Rules and game-play

A cricket match is played between two teams of eleven players each on a grassy field, typically 137–150 metres (150–160 yd) in diameter. The Laws of Cricket do not specify the size or shape of the field but it is often oval.

A cricket match is divided into periods called innings. During an innings (innings ends with 's' in both singular and plural form), one team fields and the other bats. The two teams switch between fielding and batting after each innings. All eleven members of the fielding team take the field, but only two members of the batting team (two batsmen) are on the field at any given time

The key action takes place in the pitch, a rectangular strip in the center of the field. The two batsmen face each other at opposite ends of the pitch, each behind a line on the pitch known as a crease. The fielding team's eleven members stand outside the pitch, spread out across the field.

Behind each batsman is a target called a wicket. One designated member of the fielding team, called the bowler, is given a ball, and attempts to send (bowl) the ball from one end of the pitch to the wicket behind the batsman on the other side of the pitch. The batsman tries to prevent the ball from hitting the wicket by striking the ball with a bat. If the bowler succeeds in hitting the wicket, or if the ball, after being struck by the batsman, is caught by the fielding team before it touches the ground, the batsman is dismissed.
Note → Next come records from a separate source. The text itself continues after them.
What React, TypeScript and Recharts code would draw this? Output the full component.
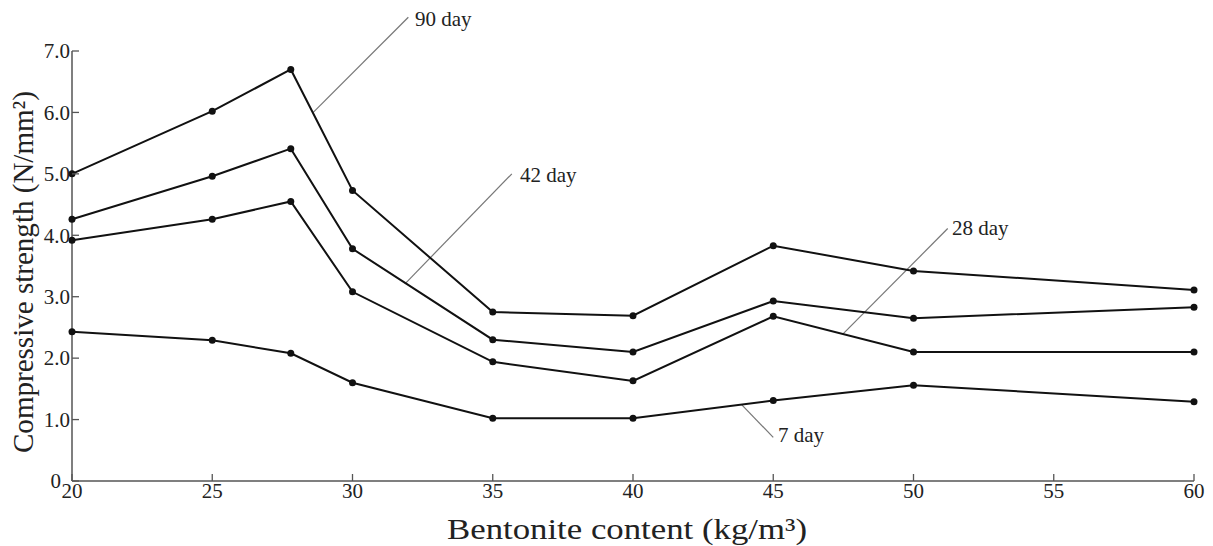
import { LineChart, Line, XAxis, YAxis, ReferenceLine, ReferenceDot } from 'recharts'

// bentonite content (kg/m3)
const bentonite = [20, 25, 27.8, 30, 35, 40, 45, 50, 60]

// compressive strength (N/mm2) by curing age
const day90 = [5.0, 6.02, 6.7, 4.73, 2.75, 2.69, 3.83, 3.42, 3.11]
const day42 = [4.26, 4.96, 5.41, 3.78, 2.3, 2.1, 2.93, 2.65, 2.83]
const day28 = [3.92, 4.26, 4.55, 3.08, 1.94, 1.63, 2.68, 2.1, 2.1]
const day7 = [2.43, 2.29, 2.08, 1.6, 1.02, 1.02, 1.31, 1.56, 1.29]

const xTicks = [20, 25, 30, 35, 40, 45, 50, 55, 60]
const yTicks = [0, 1, 2, 3, 4, 5, 6, 7]

// leader lines: label, from (on curve), to (label end), text anchor
const calloutNames = ['90 day', '42 day', '28 day', '7 day']
const calloutFrom = [
  [28.6, 6.0],
  [31.87, 3.21],
  [47.48, 2.39],
  [43.88, 1.24],
]
const calloutTo = [
  [31.99, 7.55],
  [35.68, 5.0],
  [51.22, 4.11],
  [45.0, 0.71],
]
const calloutText = [
  [32.23, 7.52],
  [35.97, 4.98],
  [51.37, 4.13],
  [45.17, 0.76],
]

const FONT = '"Liberation Serif", "Times New Roman", serif'
const AXIS = '#555'
const INK = '#111'

const chartData = bentonite.map((x, i) => ({
  x,
  d90: day90[i],
  d42: day42[i],
  d28: day28[i],
  d7: day7[i],
}))

function XTick(props: any) {
  const { x, y, payload } = props
  return (
    <g>
      <line x1={x} y1={y} x2={x} y2={y - 7} stroke={AXIS} strokeWidth={1.3} />
      <text x={x} y={y + 17} textAnchor="middle" fontFamily={FONT} fontSize={21} fill="#222">
        {payload.value}
      </text>
    </g>
  )
}

function YTick(props: any) {
  const { x, y, payload } = props
  const v = payload.value
  return (
    <g>
      <line x1={x} y1={y} x2={x + 7} y2={y} stroke={AXIS} strokeWidth={1.3} />
      <text
        x={v === 0 ? x - 11 : x - 2}
        y={y}
        dy="0.35em"
        textAnchor="end"
        fontFamily={FONT}
        fontSize={21}
        fill="#222"
      >
        {v === 0 ? '0' : v.toFixed(1)}
      </text>
    </g>
  )
}

function XTitle(props: any) {
  const { viewBox } = props
  const cx = viewBox.x + viewBox.width / 2 - 6
  return (
    <text
      x={cx}
      y={539}
      textAnchor="middle"
      fontFamily={FONT}
      fontSize={30}
      fill="#222"
      textLength={360}
      lengthAdjust="spacingAndGlyphs"
    >
      Bentonite content (kg/m³)
    </text>
  )
}

function YTitle(props: any) {
  const { viewBox } = props
  const cy = viewBox.y + viewBox.height / 2 + 6
  return (
    <text
      transform={`translate(33, ${cy}) rotate(-90)`}
      x={0}
      y={0}
      textAnchor="middle"
      fontFamily={FONT}
      fontSize={30}
      fill="#222"
      textLength={362}
      lengthAdjust="spacingAndGlyphs"
    >
      Compressive strength (N/mm²)
    </text>
  )
}

const dot = { r: 3.5, fill: INK, stroke: INK, strokeWidth: 0 }

export default function App() {
  return (
    <div style={{ position: 'absolute', left: 0, top: 0, background: '#fff' }}>
      <LineChart
        width={1213}
        height={546}
        data={chartData}
        margin={{ top: 51, right: 19, bottom: 0, left: 0 }}
      >
        <XAxis
          type="number"
          dataKey="x"
          domain={[20, 60]}
          ticks={xTicks}
          height={65}
          tickSize={0}
          tickMargin={0}
          tick={<XTick />}
          axisLine={{ stroke: AXIS, strokeWidth: 1.5 }}
          label={{ content: <XTitle /> }}
        />
        <YAxis
          type="number"
          domain={[0, 7]}
          ticks={yTicks}
          width={72}
          tickSize={0}
          tickMargin={0}
          tick={<YTick />}
          axisLine={{ stroke: AXIS, strokeWidth: 1.5 }}
          label={{ content: <YTitle /> }}
        />
        {calloutNames.map((name, i) => (
          <ReferenceLine
            key={'l' + name}
            segment={[
              { x: calloutFrom[i][0], y: calloutFrom[i][1] },
              { x: calloutTo[i][0], y: calloutTo[i][1] },
            ]}
            stroke="#777"
            strokeWidth={1.2}
            ifOverflow="visible"
          />
        ))}
        <Line dataKey="d90" stroke={INK} strokeWidth={2} dot={dot} activeDot={false} isAnimationActive={false} />
        <Line dataKey="d42" stroke={INK} strokeWidth={2} dot={dot} activeDot={false} isAnimationActive={false} />
        <Line dataKey="d28" stroke={INK} strokeWidth={2} dot={dot} activeDot={false} isAnimationActive={false} />
        <Line dataKey="d7" stroke={INK} strokeWidth={2} dot={dot} activeDot={false} isAnimationActive={false} />
        {calloutNames.map((name, i) => (
          <ReferenceDot
            key={'t' + name}
            x={calloutText[i][0]}
            y={calloutText[i][1]}
            ifOverflow="visible"
            shape={(p: any) => (
              <text x={p.cx} y={p.cy} dy="0.35em" fontFamily={FONT} fontSize={21} fill="#222">
                {name}
              </text>
            )}
          />
        ))}
      </LineChart>
    </div>
  )
}
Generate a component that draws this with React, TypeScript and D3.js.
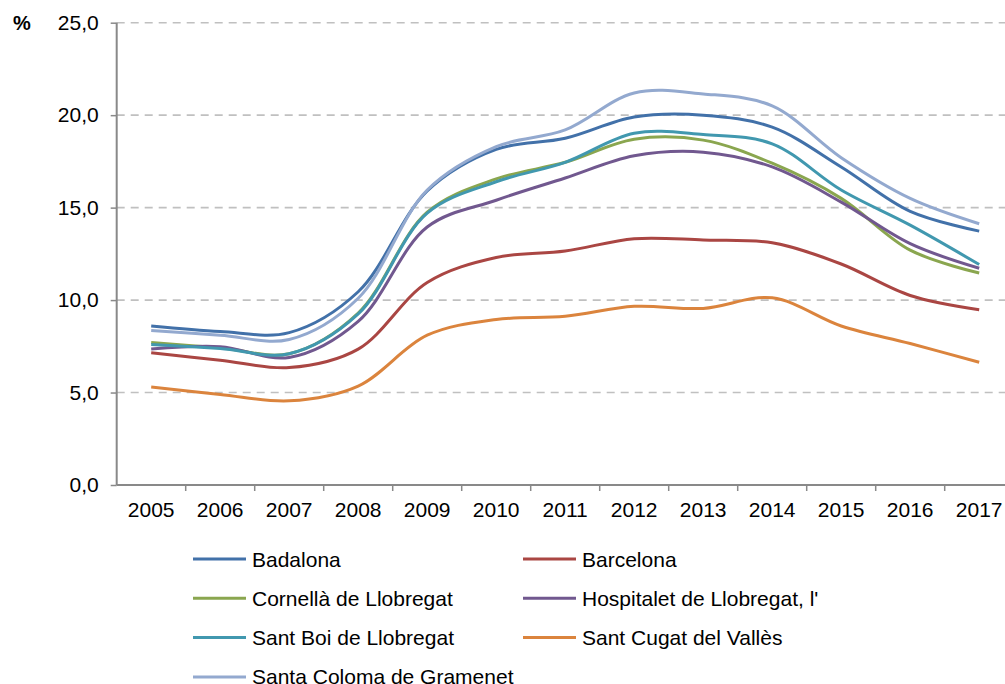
import React, { useEffect, useRef } from 'react';
import * as d3 from 'd3';

const years = ['2005', '2006', '2007', '2008', '2009', '2010', '2011', '2012', '2013', '2014', '2015', '2016', '2017'];

const badalona = [8.6, 8.3, 8.24, 10.45, 15.9, 18.15, 18.75, 19.9, 20.0, 19.35, 17.2, 14.8, 13.73];
const barcelona = [7.15, 6.75, 6.35, 7.35, 10.95, 12.3, 12.65, 13.32, 13.25, 13.1, 11.95, 10.25, 9.48];
const cornella = [7.7, 7.42, 7.1, 9.3, 14.75, 16.55, 17.45, 18.7, 18.65, 17.4, 15.5, 12.7, 11.46];
const hospitalet = [7.35, 7.48, 6.9, 8.85, 13.95, 15.4, 16.6, 17.8, 18.0, 17.2, 15.3, 13.05, 11.72];
const santBoi = [7.6, 7.38, 7.1, 9.25, 14.7, 16.4, 17.45, 19.02, 18.95, 18.45, 15.95, 14.05, 11.92];
const santCugat = [5.3, 4.9, 4.55, 5.35, 8.1, 8.95, 9.12, 9.66, 9.55, 10.12, 8.6, 7.65, 6.64];
const santaColoma = [8.35, 8.1, 7.87, 10.1, 15.95, 18.3, 19.2, 21.2, 21.15, 20.5, 17.7, 15.5, 14.13];

const yTicks = [0, 5, 10, 15, 20, 25];

const series = [
  { name: 'Badalona', values: badalona, color: '#4271A9' },
  { name: 'Barcelona', values: barcelona, color: '#AA4643' },
  { name: 'Cornellà de Llobregat', values: cornella, color: '#8AA64F' },
  { name: "Hospitalet de Llobregat, l'", values: hospitalet, color: '#71588F' },
  { name: 'Sant Boi de Llobregat', values: santBoi, color: '#4198AF' },
  { name: 'Sant Cugat del Vallès', values: santCugat, color: '#DB843D' },
  { name: 'Santa Coloma de Gramenet', values: santaColoma, color: '#93A9CF' },
];

const App = () => {
  const svgRef = useRef<SVGSVGElement>(null);

  useEffect(() => {
    const svg = d3.select(svgRef.current);
    svg.selectAll('*').remove();

    const left = 116.7;
    const top = 22.7;
    const bottom = 485;
    const band = 69;
    const font = '"Liberation Sans", Arial, sans-serif';

    const x = d3.scaleBand().domain(years).range([left, left + band * years.length]);
    const y = d3.scaleLinear().domain([0, 25]).range([bottom, top]);

    // gridlines
    svg.append('g')
      .selectAll('line')
      .data(yTicks.filter(t => t > 0))
      .enter()
      .append('line')
      .attr('x1', left)
      .attr('x2', 1005)
      .attr('y1', d => y(d))
      .attr('y2', d => y(d))
      .attr('stroke', '#C0C0C0')
      .attr('stroke-width', 1.6)
      .attr('stroke-dasharray', '8,6');

    // y axis
    const yAxis = svg.append('g')
      .attr('transform', `translate(${left},0)`)
      .call(d3.axisLeft(y).tickValues(yTicks).tickSize(6).tickPadding(12)
        .tickFormat(d => d3.format('.1f')(d as number).replace('.', ',')));
    yAxis.select('.domain').remove();
    yAxis.selectAll('line').attr('stroke', '#898989').attr('stroke-width', 1.5);
    yAxis.selectAll('text').attr('font-family', font).attr('font-size', 21).attr('fill', '#000');
    svg.append('line')
      .attr('x1', left).attr('x2', left)
      .attr('y1', top).attr('y2', bottom)
      .attr('stroke', '#898989').attr('stroke-width', 2);

    // x axis
    svg.append('line')
      .attr('x1', left).attr('x2', 1005)
      .attr('y1', bottom).attr('y2', bottom)
      .attr('stroke', '#898989').attr('stroke-width', 2);
    svg.append('g')
      .selectAll('line')
      .data(years)
      .enter()
      .append('line')
      .attr('x1', d => (x(d) as number) + band)
      .attr('x2', d => (x(d) as number) + band)
      .attr('y1', bottom)
      .attr('y2', bottom + 6)
      .attr('stroke', '#898989')
      .attr('stroke-width', 1.5);
    svg.append('g')
      .selectAll('text')
      .data(years)
      .enter()
      .append('text')
      .attr('x', d => (x(d) as number) + band / 2)
      .attr('y', 517)
      .attr('text-anchor', 'middle')
      .attr('font-family', font)
      .attr('font-size', 21)
      .text(d => d);

    // unit label
    svg.append('text')
      .attr('x', 13)
      .attr('y', 29.5)
      .attr('font-family', font)
      .attr('font-size', 20)
      .attr('font-weight', 'bold')
      .text('%');

    // lines
    const line = d3.line<number>()
      .x((d, i) => (x(years[i]) as number) + band / 2)
      .y(d => y(d))
      .curve(d3.curveCatmullRom.alpha(0.5));

    svg.append('g')
      .selectAll('path')
      .data(series)
      .enter()
      .append('path')
      .attr('d', d => line(d.values))
      .attr('fill', 'none')
      .attr('stroke', d => d.color)
      .attr('stroke-width', 3);

    // legend (last row is cut by the bottom edge, as in the source)
    const legend = svg.append('g')
      .selectAll('g')
      .data(series)
      .enter()
      .append('g')
      .attr('transform', (d, i) => `translate(${i % 2 === 0 ? 193 : 523},${559 + Math.floor(i / 2) * 39.3})`);
    legend.append('line')
      .attr('x1', 0).attr('x2', 53)
      .attr('stroke', d => d.color)
      .attr('stroke-width', 3);
    legend.append('text')
      .attr('x', 59)
      .attr('y', 7.5)
      .attr('font-family', font)
      .attr('font-size', 21)
      .text(d => d.name);
  }, []);

  return (
    <svg ref={svgRef} width={1005} height={684}
      style={{ position: 'absolute', left: 0, top: 0, background: '#fff' }}></svg>
  );
};

export default App;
A dismissed batsman must leave the field, to be replaced by another batsman from the batting team.

If the batsman is successful in striking the ball and the ball is not caught before it hits the ground, the two batsmen may then try to score points (runs) for their team by running across the pitch, grounding their bats behind each other's crease. Each crossing and grounding by both batsmen is worth one run. The batsmen may attempt multiple runs or elect not to run at all. By attempting runs, the batsmen risk dismissal, which can happen if the fielding team retrieves the ball and hits a wicket with the ball before either batsman reaches the opposite crease.

If the batsman hits the bowled ball over the field boundary without the ball touching the field, the batting team scores six runs and may not attempt more. If the ball touches the ground and then reaches the boundary, the batting team scores four runs and may not attempt more. When the batsmen have finished attempting their runs, the ball is returned to the bowler to be bowled again. The bowler continues to bowl toward the same wicket, regardless of any switch of the batsmen's positions.

After a bowler has bowled six times (an over), another member of the fielding team is designated as the new bowler. The new bowler bowls to the opposite wicket, and play continues. Fielding team members may bowl multiple times during an innings, but may not bowl two overs in succession.
The innings is complete when 10 of the 11 members of the batting team have been dismissed, one always remaining "not out", or when a set number of overs has been played. The number of innings and the number of overs per innings vary depending on the match.